В послании апостола Павла к Римлянам есть странные на первый взгляд слова: «А когда умножился грех, стала преизобиловать благодать (7:8)». Что это значит?

Мы уже говорили, что человек не может своими силами вернуться в первозданное безгрешное состояние. Первое препятствие к этому – искупление грехов – было устранено жертвой Христа. Второе препятствие – слабость человеческого естества, испорченного падением – исцеляется благодатью (по-гречески – харис, отсюда слово «харизма»).

Что такое благодать? Это действие Бога непосредственно в человеке, в его душе. Христиане верят, что Бог действует в душе примерно как хирург действует в теле – удаляет опухоли, сшивает сосуды, складывает кости, вынимает инородные тела.

Неверно представлять себе благодать чем-то вроде радиации, которая способна накапливаться, «оседать» на каких-то особых предметах, реликвиях, местах или людях. Этому неверному пониманию (увы, очень распространенному) способствует опять же неверное понимание греческого слова «энергия», которое как раз и означает «действие», но толкуется многими в том ключе, в котором они привыкли его видеть в школьном курсе физики: магнитная энергия, тепловая, электрическая. Раз существуют аккумуляторы для электрической энергии, отчего бы не быть аккумуляторам для Божественной? Вот иконы, мощи и другие реликвии как раз и являются такими аккумуляторами…

Это вульгарное, неверное понимание. Бог не «накапливает энергию» благодати в каких-то предметах и местах. Если продолжить аналогию с хирургом, Он может использовать какие-то предметы, места, даже людей как инструменты или помощников, но действует всегда сам.

Поскольку свобода действия Бога не ограничена практически ничем, невозможно перечислить все те способы, которыми людям посылается благодать. Но можно очертить главные из них – они называются таинствами. (Подробно о церковных таинствах рассказывается в соответствующем разделе.)

Но сам Бог не ограничен и не связан таинствами. Более того, при определенных условиях таинства являются безблагодатными – например, если таинство рукоположения совершить над некрещеным человеком, ему не передастся благодать священства, и все совершенные им таинства будут недействительны, через него не будет действовать Бог. Продолжая нашу аналогию – хирург не возьмет в руки нестерильный инструмент, чтобы не навредить больному.

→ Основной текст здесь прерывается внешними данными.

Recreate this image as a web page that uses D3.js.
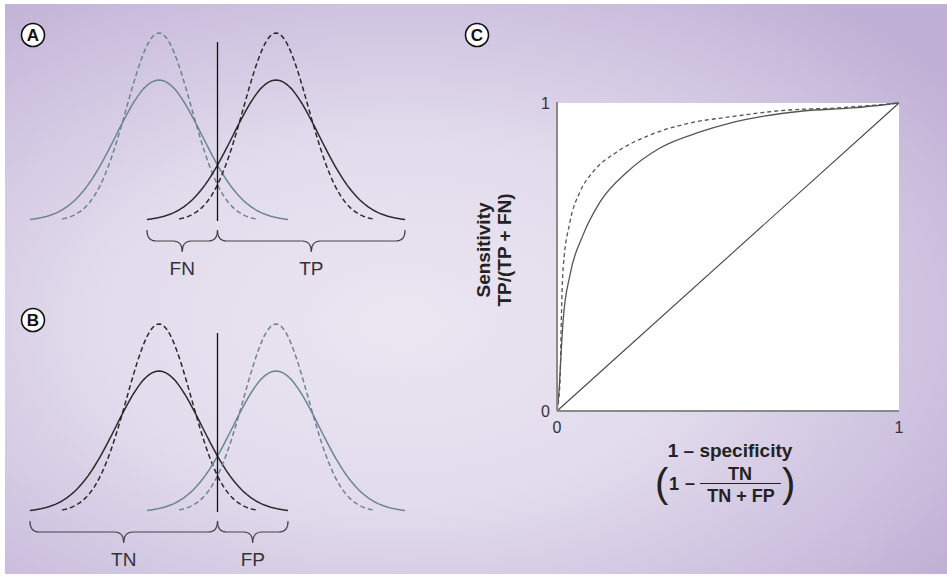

В древности священник Пелагий учил, что каждый человек может уклоняться от греховных поступков, достаточно только доброй воли, благодать ему не нужна. Рассуждения Пелагия были вполне логичны: Бог не может сотворить чего-либо злого по природе, а значит, человек по природе добр. В первородный грех Пелагий не верил, он считал, что Адам просто подал потомкам дурной пример. Что же касается обыденного греха, то либо он происходит по необходимости – и тогда в нем нет вины человека, либо грех – дело злой воли человека, а от злой воли можно отказаться и переменить ее на добрую. Мы можем заставить себя поднять руку, сделать шаг, повернуть голову, значит точно так же мы можем управлять и своей душой. Бог не требует от человека невозможного, поэтому воздержание от греха – в человеческих силах.

На это, казалось бы, логичное учение можно возразить, даже не прибегая к чисто теологическому аргументу о бесполезности (если учение Пелагия верно) Христовой жертвы. Каждый из нас знает по себе, что совершение хорошего поступка часто сопровождается внутренней борьбой и требует определенного самопреодоления. Если бы следование добру было частью нашей природы, а первородного греха не существовало, то никакой внутренней борьбы и не было бы, творить добро было бы для нас так же естественно, как есть и дышать. Кроме того, если Пелагий прав, то человека нельзя хвалить за добрые поступки – мы же не хвалим себя за то, что едим и дышим. Мы просто следуем своей природе.

И наконец, Пелагий этого, конечно, не знал, но среди язычников у него был единомышленник, китайский философ-конфуцианец Мэн-цзы. Он тоже учил, что для человека творить добро так же естественно, как для воды – течь вниз. В эпоху Хань это стало официальным учением на долгие века. Результат? Китай прославился как страна самых безжалостных наказаний и жестоких пыток. Почему? Все по той же причине: если для человека следовать добру легко и естественно, значит, преступники не имеют никакого права на оправдание и снисхождение – у них не было никаких причин поддаваться искушениям, сама их природа требовала обратного. Более того, никакого понятия о «легких преступлениях» быть не может, и мелкий воришка, и убийца равно попирают не только человеческий закон, но и всю человеческую природу. Поэтому наказание должно главной целью иметь не исправление тех, кто уже испорчен (они безнадежны), а устрашение тех, кто еще не испортился. Отсюда и жестокость, которая самого Мэн-цзы привела бы, конечно, в ужас.